Why fight this obvious truth? Why does it hurt so much to say what you mean?

RobSm 5 days ago [ - ]

You can always stop bots. Add login/password. But people want their content to be accessible to as large audience as possible, but at the same time they don't want that data to be accessible to the same audience via other channels. logic. Bots are not consuming your data - humans are. At the end of the day humans will eventually read it and take actions. For example chatgpt will mention your site, the user will visit it.

And no, nothing was different before 2022. Just look at google, the largest bot scraping network in the world. Since 1996.

lucumo 5 days ago [ - ]

> And no, nothing was different before 2022. Just look at google, the largest bot scraping network in the world. Since 1996.

I'm sorry, but this statement shows you have no recent experience with these crawlernets.

Google, from the beginning, has done their best to work with server owners. They respect robots.txt. I think they were the first to implement Crawl-Delay. They crawl based on how often things change anyway. They have an additional safeguard that when they notice a slowdown in your responses, they back off.

Compare this with Anthropic. On their website they say they follow robots.txt and Crawl-Delay. I have an explicit ban on Claudebot in there and a Crawl-Delay for everyone else. It ignores both. I send an email to them about this, and their answer didn't address the discrepancy between the docs and the behaviour. They just said they'll add me to their internal whitelist and that I should've sent 429s when they were going too fast. (Fuck off, how about you follow your public documentation?)

That's just my experience, but if you Google around you'll find that Anthropic is notorious for ignoring robots.txt.

And still, Claudebot is one of the better behaved bots. At least they identify themselves, have a support email they respond to, and use identifiable IP-addresses.

A few weeks ago I spend four days figuring out why I had 20x the traffic I normally have (which maxed out the server; causing user complaints). Turns out there are parties that crawl using millions of (residential) IPs and identify themselves as normal browsers. Only 1 or 2 connections per IP at the time. Randomization of identifying properties. Even Anthropics 429 solution wouldn't have worked there.

I managed to find a minor identifying property in some of the requests that wasn't catching too many real users. I used that to start firewalling IPs on sight and then their own randomization caused every IP to fall into the trap in the end. But it took days.

In the end I had to firewall nearly 3 million non-consecutive IP addresses.

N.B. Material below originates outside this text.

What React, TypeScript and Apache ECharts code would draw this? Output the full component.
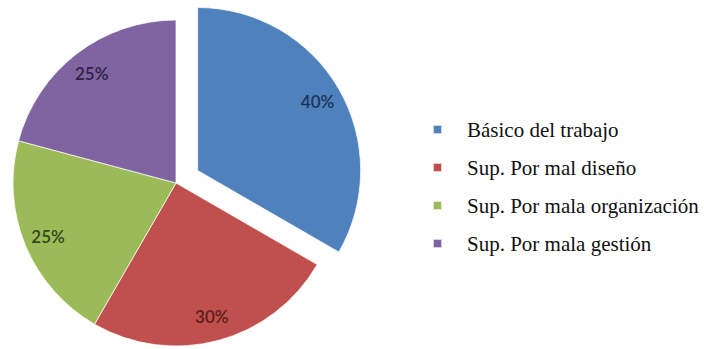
import React, { useEffect, useRef } from "react";
import * as echarts from "echarts";

const categories = [
  "Básico del trabajo",
  "Sup. Por mal diseño",
  "Sup. Por mala organización",
  "Sup. Por mala gestión",
];
const values = [40, 30, 25, 25];
const sliceColors = ["#4F81BD", "#C0504D", "#9BBB59", "#8064A2"];
const labelColors = ["#1c3557", "#5c1c1b", "#34461a", "#2f2247"];
const explodedIndex = 0;

const serif = "'Liberation Serif', 'Times New Roman', 'DejaVu Serif', serif";

export default function App() {
  const ref = useRef<HTMLDivElement>(null);
  useEffect(() => {
    if (!ref.current) return;
    const chart = echarts.init(ref.current, undefined, { renderer: "svg" });
    const mainData = categories.map((name, i) => ({
      name,
      value: values[i],
      selected: i === explodedIndex,
      itemStyle: { color: sliceColors[i] },
    }));
    const labelData = categories.map((name, i) => ({
      name,
      value: values[i],
      selected: i === explodedIndex,
      label: { color: labelColors[i] },
    }));
    chart.setOption({
      animation: false,
      backgroundColor: "#ffffff",
      legend: {
        orient: "vertical",
        left: 427,
        top: 114,
        data: categories,
        icon: "rect",
        itemWidth: 9,
        itemHeight: 9,
        itemGap: 17,
        selectedMode: false,
        textStyle: {
          fontFamily: serif,
          fontSize: 21,
          lineHeight: 21,
          color: "#111111",
          padding: [0, 0, 0, 20],
        },
      },
      series: [
        {
          type: "pie",
          center: [176, 183],
          radius: [0, 163],
          startAngle: 90,
          clockwise: true,
          selectedMode: "single",
          selectedOffset: 25,
          silent: true,
          label: { show: false },
          labelLine: { show: false },
          itemStyle: { borderColor: "rgba(255,255,255,0.7)", borderWidth: 1 },
          emphasis: { disabled: true },
          data: mainData,
        },
        {
          type: "pie",
          center: [176, 183],
          radius: [108, 163],
          startAngle: 90,
          clockwise: true,
          selectedMode: "single",
          selectedOffset: 25,
          silent: true,
          itemStyle: { color: "rgba(0,0,0,0)" },
          label: {
            show: true,
            position: "inside",
            formatter: "{c}%",
            fontFamily: "Lato",
            fontSize: 17,
            fontWeight: 600,
          },
          labelLine: { show: false },
          emphasis: { disabled: true },
          data: labelData,
        },
      ],
    });
    return () => chart.dispose();
  }, []);
  return (
    <div
      ref={ref}
      style={{ position: "fixed", left: 0, top: 0, width: 704, height: 349 }}
    />
  );
}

So no, Google in 1996 or 2006 or 2016 is not the same as the modern DDoSing crawlernet.

ijk 5 days ago [ - ]

I am still a bit confused by what some of these crawlers are getting out of it; repeatedly crawling sites that haven't changed seems to be the norm for the current crawlernets, which seems like a massive waste of resources on their end for what is, on average, data of rather indifferent quality.

immibis 5 days ago [ - ]

Nothing. They're not designed to be useful. They're designed to grab as much data as possible and they'll figure out what to do with it later - they don't know it's mostly useless yet.

Tarpits are cool.

account42 3 days ago [ - ]

Did you send any abuse reports to the ASNs for those IP addresses?